There are multiple queues below the "Partition manager" level, as follows:

  • Microsoft Port Driver Queue - SCSIport or Storport queue
  • Manufacturer Supplied Device Driver Queue - OEM Device driver
  • Hardware Queues - such as disk controller queue, SAN switches queue, array controller queue, and hard disk queue

We also account for the time that the hard disk spends actively servicing the IO and the travel time that is taken for the request to return to the "Partition manager" level to be marked as completed.

Finally, we have to pay special attention to the Port Driver Queue (for SCSI Storport.sys). The Port Driver is the last Microsoft component to touch an IO before we hand it off to the manufacturer-supplied Device Miniport Driver.

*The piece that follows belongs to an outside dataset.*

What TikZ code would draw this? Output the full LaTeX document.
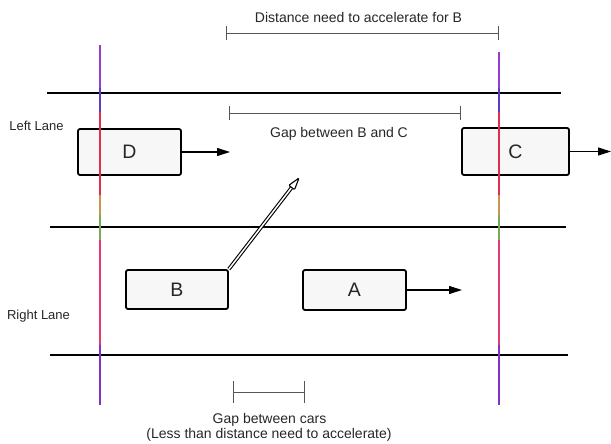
\documentclass[tikz,border=0pt]{standalone}
\usepackage{fontspec}
\setmainfont{Liberation Sans}
\usetikzlibrary{arrows.meta,calc}
\definecolor{txt}{HTML}{262626}
\definecolor{dimline}{HTML}{555555}
\definecolor{carfill}{HTML}{F7F7F7}
\tikzset{
  lane/.style={line width=2.2pt, black},
  car/.style={draw=black, line width=1.8pt, fill=carfill, rounded corners=2pt,
    inner sep=0pt, font=\fontsize{19.5}{20}\selectfont, text=txt},
  move/.style={line width=1.1pt, -{Triangle[length=13pt,width=8pt]}},
  dim/.style={line width=0.9pt, dimline},
  label/.style={font=\fontsize{14}{16}\selectfont, text=txt, anchor=base, inner sep=0pt},
  lanelabel/.style={font=\fontsize{13}{15}\selectfont, text=txt, anchor=base, inner sep=0pt},
  shaft/.style={line width=1.1pt, double=white, double distance=1.5pt},
  lanechange/.style={line width=1.1pt, draw=black, fill=white, line join=round, rounded corners=1pt},
  refmark/.style={line width=1.6pt}
}
\begin{document}
\begin{tikzpicture}[x=1pt,y=-1pt]
\useasboundingbox (0,0) rectangle (611,444);

% lane markings
\draw[lane] (47,93) -- (561,93);
\draw[lane] (50,227) -- (566,227);
\draw[lane] (50,355) -- (568,355);

% lane labels
\node[lanelabel] (ll) at (36.5,131) {Left Lane};
\node[lanelabel] (rl) at (38.5,319) {Right Lane};

% cars
\node[car, minimum width=103pt, minimum height=46pt] (D) at (129.5,152) {D};
\node[car, minimum width=107pt, minimum height=47pt] (C) at (515.5,151.5) {C};
\node[car, minimum width=102pt, minimum height=39pt] (B) at (177,289.5) {B};
\node[car, minimum width=103pt, minimum height=40pt] (A) at (354.5,290) {A};

% reference marks across the road, drawn over the cars
\foreach \x/\ya in {100/45, 499/52}{
  \draw[refmark, color={rgb,255:red,150;green,60;blue,210}] (\x,\ya) -- (\x,88);
  \draw[refmark, color={rgb,255:red,90;green,60;blue,200}] (\x,88) -- (\x,112);
  \draw[refmark, color={rgb,255:red,225;green,45;blue,80}] (\x,112) -- (\x,195);
  \draw[refmark, color={rgb,255:red,200;green,150;blue,80}] (\x,195) -- (\x,215);
  \draw[refmark, color={rgb,255:red,120;green,170;blue,90}] (\x,215) -- (\x,240);
  \draw[refmark, color={rgb,255:red,225;green,60;blue,110}] (\x,240) -- (\x,345);
  \draw[refmark, color={rgb,255:red,130;green,50;blue,200}] (\x,345) -- (\x,405);
}

% direction of travel
\coordinate (dT) at (230,152);
\coordinate (cT) at (611,151.5);
\coordinate (aT) at (462,290);
\draw[move] (D.east) -- (dT);
\draw[move] (C.east) -- (cT);
\draw[move] (A.east) -- (aT);

% B changing lanes
\coordinate (tip) at (299,178);
\coordinate (hb) at ($(tip)!12pt!(B.north east)$);
\draw[shaft] (B.north east) -- (hb);
\draw[lanechange] (tip) -- ($(hb)!3.6pt!90:(tip)$) -- ($(hb)!3.6pt!-90:(tip)$) -- cycle;

% distance needed to accelerate
\coordinate (d1) at (226,33.5);
\coordinate (d2) at (498,33.5);
\draw[dim] (d1) -- (d2);
\draw[dim] ($(d1)+(0,-7)$) -- ($(d1)+(0,7)$);
\draw[dim] ($(d2)+(0,-7)$) -- ($(d2)+(0,7)$);
\node[label] (dl) at (358.5,23) {Distance need to accelerate for B};

% gap between B and C
\coordinate (g1) at (229,113);
\coordinate (g2) at (460,113);
\draw[dim] (g1) -- (g2);
\draw[dim] ($(g1)+(0,-7)$) -- ($(g1)+(0,7)$);
\draw[dim] ($(g2)+(0,-7)$) -- ($(g2)+(0,7)$);
\node[label] (gl) at (339,138) {Gap between B and C};

% gap between cars
\coordinate (c1) at (233,392);
\coordinate (c2) at (304,392);
\draw[dim] (c1) -- (c2);
\draw[dim] ($(c1)+(0,-11)$) -- ($(c1)+(0,11)$);
\draw[dim] ($(c2)+(0,-11)$) -- ($(c2)+(0,11)$);
\node[label] (cl1) at (269.5,423) {Gap between cars};
\node[label] (cl2) at (269,438.5) {(Less than distance need to accelerate)};
\end{tikzpicture}
\end{document}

If the Device Miniport Driver can't accept any more IO because its queue or the hardware queues below it are saturated, we'll start accumulating IO on the Port Driver Queue. The size of the Microsoft Port Driver queue is limited only by the available system memory (RAM), and it can grow very large. This causes large measured latency.

High CPU caused by enumerating folders

To troubleshoot this issue, disable the Access Based Enumeration (ABE) feature.

To determine which SMB shares have ABE enabled, run the following PowerShell cmdlet:

Get-SmbShare | Select Name, FolderEnumerationMode

Unrestricted = ABE disabled.
AccessBase = ABE enabled.

You can enable ABE in Server Manager. Navigate to File and Storage Services > Shares, right-click the share, select Properties, go to Settings and then select Enable access-based enumeration.

Screenshot showing the Enable access-based enumeration option under the Settings of Server Manager.

Also, you can reduce ABELevel to a lower level (1 or 2) to improve performance.

You can check disk performance when enumeration is slow by opening the folder locally through a console or an RDP session.